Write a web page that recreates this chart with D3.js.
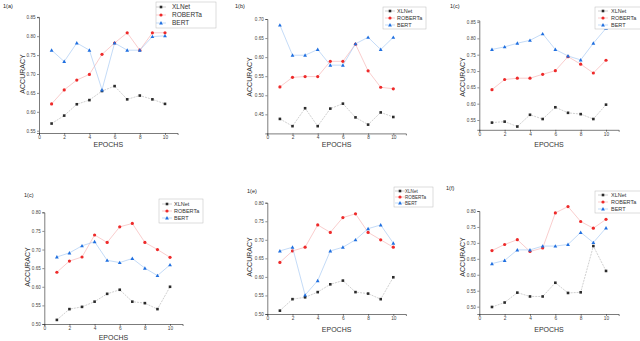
<!DOCTYPE html>
<html>
<head>
<meta charset="utf-8">
<script src="https://cdn.jsdelivr.net/npm/d3@7"></script>
<style>
  body { margin: 0; background: #fff; }
  text { font-family: "Liberation Sans", Arial, sans-serif; }
</style>
</head>
<body>
<div id="container"></div>
<script>
// epochs 1..10 for every panel
const epochs = [1, 2, 3, 4, 5, 6, 7, 8, 9, 10];
const xTicks = [0, 2, 4, 6, 8, 10];

// 1(a)
const xlnetA   = [0.569, 0.590, 0.620, 0.631, 0.655, 0.668, 0.633, 0.643, 0.633, 0.621];
const robertaA = [0.621, 0.658, 0.684, 0.699, 0.752, 0.782, 0.809, 0.763, 0.809, 0.809];
const bertA    = [0.763, 0.733, 0.782, 0.763, 0.658, 0.782, 0.763, 0.763, 0.799, 0.801];
const yTicksA  = [0.55, 0.60, 0.65, 0.70, 0.75, 0.80, 0.85];

// 1(b)
const xlnetB   = [0.438, 0.419, 0.466, 0.419, 0.465, 0.478, 0.442, 0.423, 0.455, 0.443];
const robertaB = [0.522, 0.547, 0.549, 0.549, 0.589, 0.589, 0.634, 0.564, 0.521, 0.517];
const bertB    = [0.684, 0.605, 0.605, 0.620, 0.579, 0.579, 0.635, 0.652, 0.620, 0.652];
const yTicksB  = [0.45, 0.50, 0.55, 0.60, 0.65, 0.70];

// 1(c)
const xlnetC   = [0.542, 0.545, 0.530, 0.566, 0.553, 0.589, 0.572, 0.568, 0.553, 0.597];
const robertaC = [0.643, 0.674, 0.678, 0.678, 0.690, 0.701, 0.744, 0.721, 0.694, 0.733];
const bertC    = [0.766, 0.774, 0.785, 0.794, 0.814, 0.766, 0.746, 0.734, 0.785, 0.831];
const yTicksC  = [0.55, 0.60, 0.65, 0.70, 0.75, 0.80, 0.85];

// 1(d) (labelled 1(c) in the figure)
const xlnetD   = [0.511, 0.540, 0.546, 0.560, 0.581, 0.592, 0.560, 0.556, 0.540, 0.600];
const robertaD = [0.639, 0.669, 0.680, 0.739, 0.719, 0.761, 0.770, 0.719, 0.700, 0.679];
const bertD    = [0.680, 0.691, 0.710, 0.721, 0.671, 0.665, 0.676, 0.650, 0.630, 0.659];
const yTicksD  = [0.50, 0.55, 0.60, 0.65, 0.70, 0.75, 0.80];

// 1(e)
const xlnetE   = [0.509, 0.540, 0.545, 0.559, 0.580, 0.590, 0.559, 0.555, 0.540, 0.599];
const robertaE = [0.639, 0.670, 0.680, 0.740, 0.720, 0.760, 0.770, 0.720, 0.700, 0.680];
const bertE    = [0.670, 0.680, 0.551, 0.590, 0.670, 0.680, 0.700, 0.730, 0.740, 0.691];
const yTicksE  = [0.50, 0.55, 0.60, 0.65, 0.70, 0.75, 0.80];

// 1(f)
const xlnetF   = [0.499, 0.513, 0.544, 0.532, 0.532, 0.575, 0.543, 0.545, 0.690, 0.612];
const robertaF = [0.676, 0.695, 0.710, 0.673, 0.684, 0.794, 0.814, 0.767, 0.746, 0.774];
const bertF    = [0.635, 0.645, 0.678, 0.678, 0.690, 0.690, 0.695, 0.733, 0.701, 0.747];
const yTicksF  = [0.50, 0.55, 0.60, 0.65, 0.70, 0.75, 0.80];

const seriesNames = ["XLNet", "ROBERTa", "BERT"];

// layout of the six little plots (pixels)
const panels = [
  { tag: "1(a)", tx: 3, ty: 8, x0: 39, x1: 177.6, dom: [0.544, 0.851], rng: [133, 16.9],
    ticks: yTicksA, data: [xlnetA, robertaA, bertA], xt: 146.5, yt: 24.5, ytY: 74,
    leg: { x: 156, y: 2, w: 60, h: 26, rows: [7, 15, 23], mx: 161, tx: 172, fs: 6.5 } },
  { tag: "1(b)", tx: 235, ty: 8, x0: 267.3, x1: 405.9, dom: [0.40, 0.70], rng: [133.4, 19],
    ticks: yTicksB, data: [xlnetB, robertaB, bertB], xt: 146.5, yt: 252, ytY: 77,
    leg: { x: 383, y: 7, w: 43, h: 22, rows: [11, 18, 25], mx: 390, tx: 397, fs: 5.5 } },
  { tag: "1(c)", tx: 450, ty: 8, x0: 479.3, x1: 618.7, dom: [0.52, 0.855], rng: [129.8, 20.4],
    ticks: yTicksC, data: [xlnetC, robertaC, bertC], xt: 146.5, yt: 464.5, ytY: 77,
    leg: { x: 595, y: 7, w: 50, h: 22, rows: [11, 18, 25], mx: 603, tx: 611, fs: 5.5 } },
  { tag: "1(c)", tx: 24, ty: 197, x0: 44.3, x1: 182.6, dom: [0.50, 0.80], rng: [324, 212.3],
    ticks: yTicksD, data: [xlnetD, robertaD, bertD], xt: 340.3, yt: 29.5, ytY: 267,
    leg: { x: 159, y: 199, w: 44, h: 24, rows: [204, 211, 218], mx: 167, tx: 174, fs: 5.5 } },
  { tag: "1(e)", tx: 247, ty: 193, x0: 267.3, x1: 405.9, dom: [0.50, 0.80], rng: [314, 202.7],
    ticks: yTicksE, data: [xlnetE, robertaE, bertE], xt: 331.5, yt: 252, ytY: 257,
    leg: { x: 394, y: 187, w: 39, h: 20, rows: [191, 197, 203], mx: 400, tx: 405, fs: 4.6 } },
  { tag: "1(f)", tx: 446, ty: 190, x0: 479.3, x1: 618.7, dom: [0.477, 0.80], rng: [314, 211],
    ticks: yTicksF, data: [xlnetF, robertaF, bertF], xt: 331.5, yt: 464.5, ytY: 257,
    leg: { x: 595, y: 191, w: 50, h: 22, rows: [195, 202, 209], mx: 603, tx: 611, fs: 5.5 } }
];

const markColor = ["#2b2b2b", "#ee2a2a", "#1f6fe0"];
const lineColor = ["#b0b0b0", "#f5abab", "#9cc3f2"];

const svg = d3.select("#container").append("svg")
  .attr("width", 640)
  .attr("height", 341);

function marker(g, i, x, y) {
  if (i === 0) {
    g.append("rect").attr("x", x - 1.3).attr("y", y - 1.3)
      .attr("width", 2.6).attr("height", 2.6).attr("fill", markColor[0]);
  } else if (i === 1) {
    g.append("circle").attr("cx", x).attr("cy", y).attr("r", 1.6).attr("fill", markColor[1]);
  } else {
    const s = 1.9;
    g.append("path")
      .attr("d", `M${x},${y - s}L${x + s},${y + s * 0.8}L${x - s},${y + s * 0.8}Z`)
      .attr("fill", markColor[2]);
  }
}

panels.forEach(p => {
  const g = svg.append("g");

  const x = d3.scaleLinear().domain([0, 11]).range([p.x0, p.x1]);
  const y = d3.scaleLinear().domain(p.dom).range(p.rng);
  const yBase = p.rng[0];

  g.append("text").attr("x", p.tx).attr("y", p.ty)
    .attr("font-size", 5.5).attr("fill", "#222").text(p.tag);

  // x axis
  const xa = g.append("g")
    .attr("transform", `translate(0,${yBase})`)
    .call(d3.axisBottom(x).tickValues(xTicks).tickSize(2).tickPadding(0.5).tickFormat(d3.format("d")));
  xa.select(".domain").attr("stroke", "#222").attr("stroke-width", 0.6);
  xa.selectAll(".tick line").attr("stroke", "#222").attr("stroke-width", 0.5);
  xa.selectAll("text").attr("font-size", 4.8).attr("fill", "#444");

  // y axis
  const ya = g.append("g")
    .attr("transform", `translate(${p.x0},0)`)
    .call(d3.axisLeft(y).tickValues(p.ticks).tickSize(2).tickPadding(1.5).tickFormat(d3.format(".2f")));
  ya.select(".domain").attr("stroke", "#222").attr("stroke-width", 0.6);
  ya.selectAll(".tick line").attr("stroke", "#222").attr("stroke-width", 0.5);
  ya.selectAll("text").attr("font-size", 4.6).attr("fill", "#444");

  g.append("text").attr("x", (x(0) + x(11)) / 2).attr("y", p.xt)
    .attr("text-anchor", "middle").attr("font-size", 7).attr("fill", "#333").text("EPOCHS");

  g.append("text")
    .attr("transform", `translate(${p.yt},${p.ytY}) rotate(-90)`)
    .attr("text-anchor", "middle").attr("font-size", 7).attr("fill", "#333").text("ACCURACY");

  const line = d3.line().x((d, k) => x(epochs[k])).y(d => y(d));

  p.data.forEach((vals, i) => {
    g.append("path").datum(vals)
      .attr("d", line)
      .attr("fill", "none")
      .attr("stroke", lineColor[i])
      .attr("stroke-width", 0.6)
      .attr("stroke-dasharray", i === 0 ? "2,1" : null);
    vals.forEach((v, k) => marker(g, i, x(epochs[k]), y(v)));
  });
});

// legends drawn last so they sit over neighbouring plots
panels.forEach(p => {
  const l = p.leg;
  const g = svg.append("g");
  g.append("rect").attr("x", l.x).attr("y", l.y).attr("width", l.w).attr("height", l.h)
    .attr("fill", "#fff").attr("stroke", "#bbb").attr("stroke-width", 0.5);
  seriesNames.forEach((name, i) => {
    const yy = l.rows[i];
    g.append("line").attr("x1", l.mx - 5).attr("x2", l.mx + 5).attr("y1", yy).attr("y2", yy)
      .attr("stroke", lineColor[i]).attr("stroke-width", 0.6);
    marker(g, i, l.mx, yy);
    g.append("text").attr("x", l.tx).attr("y", yy + l.fs * 0.35)
      .attr("font-size", l.fs).attr("fill", "#333").text(name);
  });
});
</script>
</body>
</html>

○ ○ ○ ○

• Exercise aim:
Pictures stay out. Repeat only the lines from the beginning of the data through the line that has "const xTicks = [0, 2, 4, 6, 8, 10];".

• Finished task:
Write a web page that recreates this chart with D3.js.
<!DOCTYPE html>
<html>
<head>
<meta charset="utf-8">
<script src="https://cdn.jsdelivr.net/npm/d3@7"></script>
<style>
  body { margin: 0; background: #fff; }
  text { font-family: "Liberation Sans", Arial, sans-serif; }
</style>
</head>
<body>
<div id="container"></div>
<script>
// epochs 1..10 for every panel
const epochs = [1, 2, 3, 4, 5, 6, 7, 8, 9, 10];
const xTicks = [0, 2, 4, 6, 8, 10];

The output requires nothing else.